> **Exercise**
Working from the top of the listing below, retype each line through the line containing "70, 80, 90];", both included, with no pictures.

> **Collected data**
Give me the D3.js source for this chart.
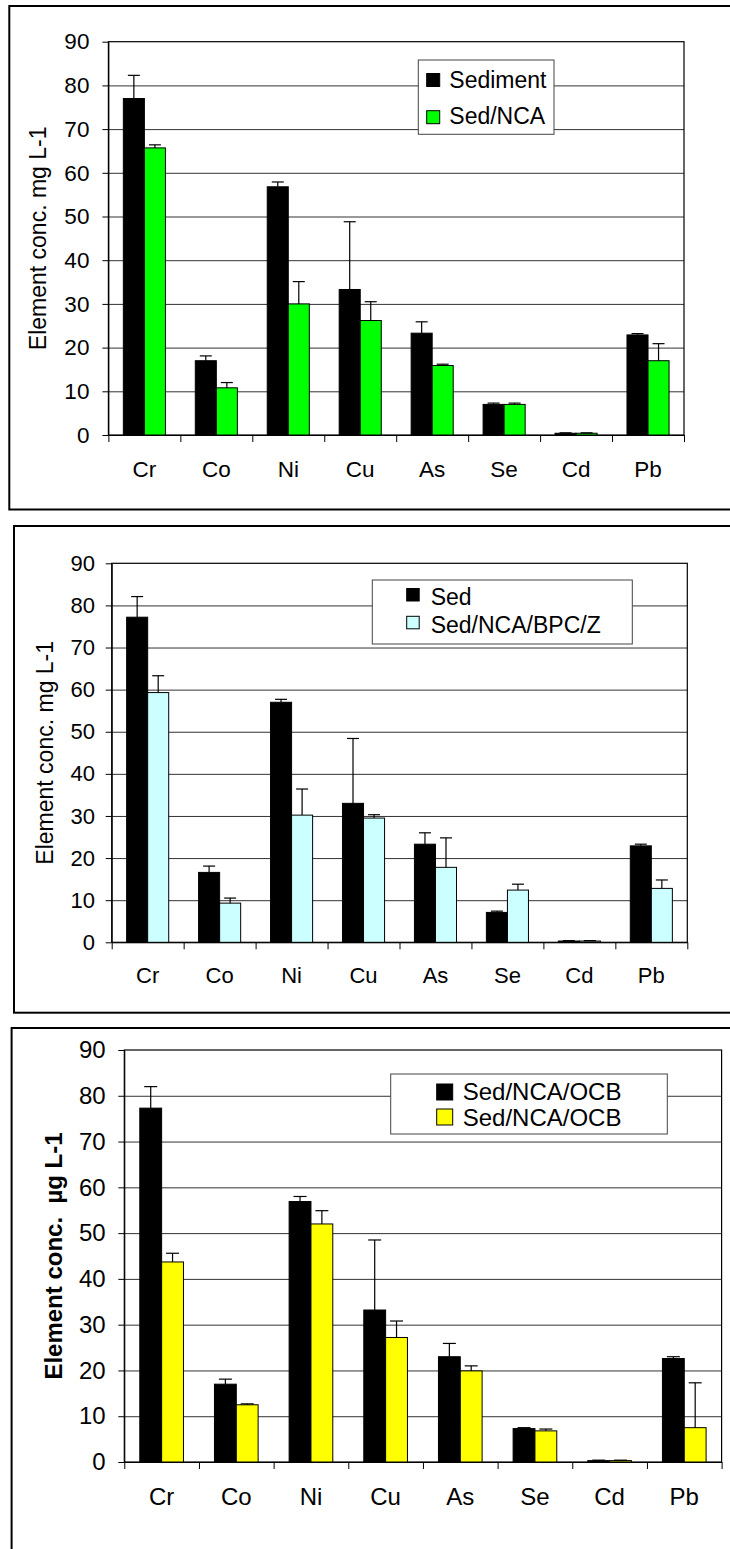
<!DOCTYPE html>
<html>
<head>
<meta charset="utf-8">
<title>Element concentrations</title>
<script src="https://cdn.jsdelivr.net/npm/d3@7/dist/d3.min.js"></script>
<style>
  body { margin: 0; background: #fff; }
  svg { display: block; font-family: "Liberation Sans", Arial, sans-serif; }
</style>
</head>
<body>
<script>
// categories
var elements = ["Cr", "Co", "Ni", "Cu", "As", "Se", "Cd", "Pb"];
var yTicks = [0, 10, 20, 30, 40, 50, 60, 70, 80, 90];

// panel 1
var sediment    = [77.0, 17.0, 56.8, 33.3, 23.3, 7.0, 0.4, 22.9];
var sedimentErr = [5.3, 1.1, 1.1, 15.5, 2.6, 0.3, 0.1, 0.3];
var sedNca      = [65.7, 10.8, 30.0, 26.2, 15.9, 7.0, 0.4, 17.0];
var sedNcaErr   = [0.7, 1.2, 5.1, 4.3, 0.3, 0.3, 0.1, 3.9];

// panel 2
var sed         = [77.2, 16.6, 57.0, 33.0, 23.3, 7.1, 0.3, 22.9];
var sedErr      = [4.9, 1.5, 0.7, 15.4, 2.7, 0.3, 0.1, 0.4];
var sedBpc      = [59.3, 9.3, 30.2, 29.5, 17.8, 12.4, 0.3, 12.8];
var sedBpcErr   = [4.0, 1.2, 6.2, 0.8, 7.0, 1.4, 0.1, 2.0];

// panel 3
var ocbA        = [77.3, 17.0, 56.9, 33.2, 23.0, 7.3, 0.3, 22.6];
var ocbAErr     = [4.7, 1.1, 1.1, 15.3, 2.9, 0.2, 0.1, 0.4];
var ocbB        = [43.7, 12.5, 52.0, 27.2, 19.9, 6.8, 0.3, 7.5];
var ocbBErr     = [1.9, 0.2, 2.9, 3.6, 1.1, 0.4, 0.1, 9.8];

var W = 730, H = 1549;

var svg = d3.select("body").append("svg")
  .attr("width", W)
  .attr("height", H);

var panels = [
  {
    series: [
      {name: "Sediment", values: sediment, errs: sedimentErr, color: "#000000"},
      {name: "Sed/NCA", values: sedNca, errs: sedNcaErr, color: "#00ff00"}
    ],
    title: "Element conc. mg L-1", bold: false,
    left: 108.4, right: 684, top: 41.7, bottom: 435,
    frame: {x: 9.3, y: 6, b: 509.5},
    fs: 22.5, tickPad: 13, cap: 12, titleX: 46, labelDy: 42,
    legend: {x: 418.3, y: 60, w: 135.7, h: 74.3, sw: 13, swX: 426.7, rows: [73.5, 110.7], textX: 449.3, base: [87.7, 124.3], fs: 23}
  },
  {
    series: [
      {name: "Sed", values: sed, errs: sedErr, color: "#000000"},
      {name: "Sed/NCA/BPC/Z", values: sedBpc, errs: sedBpcErr, color: "#ccffff"}
    ],
    title: "Element conc. mg L-1", bold: false,
    left: 111.7, right: 687.3, top: 563.3, bottom: 942.3,
    frame: {x: 14, y: 526, b: 1012.7},
    fs: 22, tickPad: 10.7, cap: 12, titleX: 53, labelDy: 41,
    legend: {x: 372.3, y: 580, w: 260, h: 64, sw: 12.5, swX: 406.7, rows: [588.5, 616.3], textX: 430.7, base: [605, 632.7], fs: 23}
  },
  {
    series: [
      {name: "Sed/NCA/OCB", values: ocbA, errs: ocbAErr, color: "#000000"},
      {name: "Sed/NCA/OCB", values: ocbB, errs: ocbBErr, color: "#ffff00"}
    ],
    title: "Element conc.  \u00b5g L-1", bold: true,
    left: 124.3, right: 721.6, top: 1050, bottom: 1462,
    frame: {x: 11.6, y: 1028, b: 1570},
    fs: 24, tickPad: 12.7, cap: 13, titleX: 62, labelDy: 43,
    legend: {x: 390.7, y: 1074, w: 276.6, h: 60, sw: 16, swX: 436.7, rows: [1084, 1109], textX: 462.7, base: [1099.5, 1125.5], fs: 24}
  }
];

panels.forEach(function(p) {
  // outer frame of the panel
  svg.append("rect")
    .attr("x", p.frame.x)
    .attr("y", p.frame.y)
    .attr("width", W + 10 - p.frame.x)
    .attr("height", p.frame.b - p.frame.y)
    .attr("fill", "none")
    .attr("stroke", "#000")
    .attr("stroke-width", 2);

  var g = svg.append("g");
  var pw = p.right - p.left;

  var y = d3.scaleLinear().domain([0, 90]).range([p.bottom, p.top]);
  var x = d3.scaleBand().domain(elements).range([p.left, p.right]).padding(0);
  var xs = d3.scaleBand().domain([0, 1]).range([0, x.bandwidth()]).paddingInner(0).paddingOuter(0.71);
  var xEdge = d3.scaleLinear().domain([0, elements.length]).range([p.left, p.right]);

  // gridlines
  g.append("g")
    .attr("transform", "translate(" + p.left + ",0)")
    .call(d3.axisLeft(y).tickValues(yTicks.slice(1, -1)).tickSize(-pw).tickFormat(""))
    .call(function(s) { s.select(".domain").remove(); })
    .selectAll("line").attr("stroke", "#333");

  // plot border
  g.append("rect")
    .attr("x", p.left).attr("y", p.top)
    .attr("width", pw).attr("height", p.bottom - p.top)
    .attr("fill", "none").attr("stroke", "#000").attr("stroke-width", 1.2);

  // legend box (sits over gridlines)
  var L = p.legend;
  var leg = svg.append("g");
  leg.append("rect")
    .attr("x", L.x).attr("y", L.y).attr("width", L.w).attr("height", L.h)
    .attr("fill", "#fff").attr("stroke", "#444").attr("stroke-width", 1);
  p.series.forEach(function(s, i) {
    leg.append("rect")
      .attr("x", L.swX).attr("y", L.rows[i]).attr("width", L.sw).attr("height", L.sw)
      .attr("fill", s.color).attr("stroke", "#000").attr("stroke-width", 1);
    leg.append("text")
      .attr("x", L.textX).attr("y", L.base[i])
      .attr("font-size", L.fs + "px")
      .attr("fill", "#000")
      .text(s.name);
  });

  // bars
  p.series.forEach(function(s, si) {
    var bg = g.append("g");
    bg.selectAll("rect")
      .data(s.values)
      .enter()
      .append("rect")
      .attr("x", function(d, i) { return x(elements[i]) + xs(si); })
      .attr("y", function(d) { return y(d); })
      .attr("width", xs.bandwidth())
      .attr("height", function(d) { return y(0) - y(d); })
      .attr("fill", s.color)
      .attr("stroke", "#000")
      .attr("stroke-width", 1);

    // error bars (upper only)
    var eg = g.append("g").attr("stroke", "#000").attr("stroke-width", 1.2);
    s.values.forEach(function(d, i) {
      var cx = x(elements[i]) + xs(si) + xs.bandwidth() / 2;
      var top = y(d + s.errs[i]);
      eg.append("line")
        .attr("x1", cx).attr("x2", cx)
        .attr("y1", y(d)).attr("y2", top);
      eg.append("line")
        .attr("x1", cx - p.cap / 2).attr("x2", cx + p.cap / 2)
        .attr("y1", top).attr("y2", top);
    });
  });

  // y axis
  var ya = g.append("g")
    .attr("transform", "translate(" + p.left + ",0)")
    .call(d3.axisLeft(y).tickValues(yTicks).tickSize(6).tickPadding(p.tickPad).tickSizeOuter(0));
  ya.selectAll("text").attr("font-size", p.fs + "px").attr("fill", "#000").attr("font-family", "Liberation Sans, Arial, sans-serif");
  ya.selectAll("line, path").attr("stroke", "#000");

  // x axis: boundary ticks
  var xa = g.append("g")
    .attr("transform", "translate(0," + p.bottom + ")")
    .call(d3.axisBottom(xEdge).tickValues(d3.range(elements.length + 1)).tickSize(7).tickFormat("").tickSizeOuter(0));
  xa.selectAll("line, path").attr("stroke", "#000");

  // x labels at category centres
  var xl = g.append("g")
    .attr("transform", "translate(0," + p.bottom + ")")
    .call(d3.axisBottom(x).tickSize(0).tickPadding(0));
  xl.select(".domain").remove();
  xl.selectAll("text")
    .attr("dy", null)
    .attr("y", p.labelDy)
    .attr("font-size", p.fs + "px")
    .attr("fill", "#000")
    .attr("font-family", "Liberation Sans, Arial, sans-serif");

  // y title
  svg.append("text")
    .attr("transform", "translate(" + p.titleX + "," + ((p.top + p.bottom) / 2) + ") rotate(-90)")
    .attr("text-anchor", "middle")
    .attr("font-size", (p.bold ? 24 : 23) + "px")
    .attr("font-weight", p.bold ? "bold" : "normal")
    .attr("xml:space", "preserve")
    .style("white-space", "pre")
    .attr("fill", "#000")
    .text(p.title);
});
</script>
</body>
</html>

> **Response to this exercise**
Give me the D3.js source for this chart.
<!DOCTYPE html>
<html>
<head>
<meta charset="utf-8">
<title>Element concentrations</title>
<script src="https://cdn.jsdelivr.net/npm/d3@7/dist/d3.min.js"></script>
<style>
  body { margin: 0; background: #fff; }
  svg { display: block; font-family: "Liberation Sans", Arial, sans-serif; }
</style>
</head>
<body>
<script>
// categories
var elements = ["Cr", "Co", "Ni", "Cu", "As", "Se", "Cd", "Pb"];
var yTicks = [0, 10, 20, 30, 40, 50, 60, 70, 80, 90];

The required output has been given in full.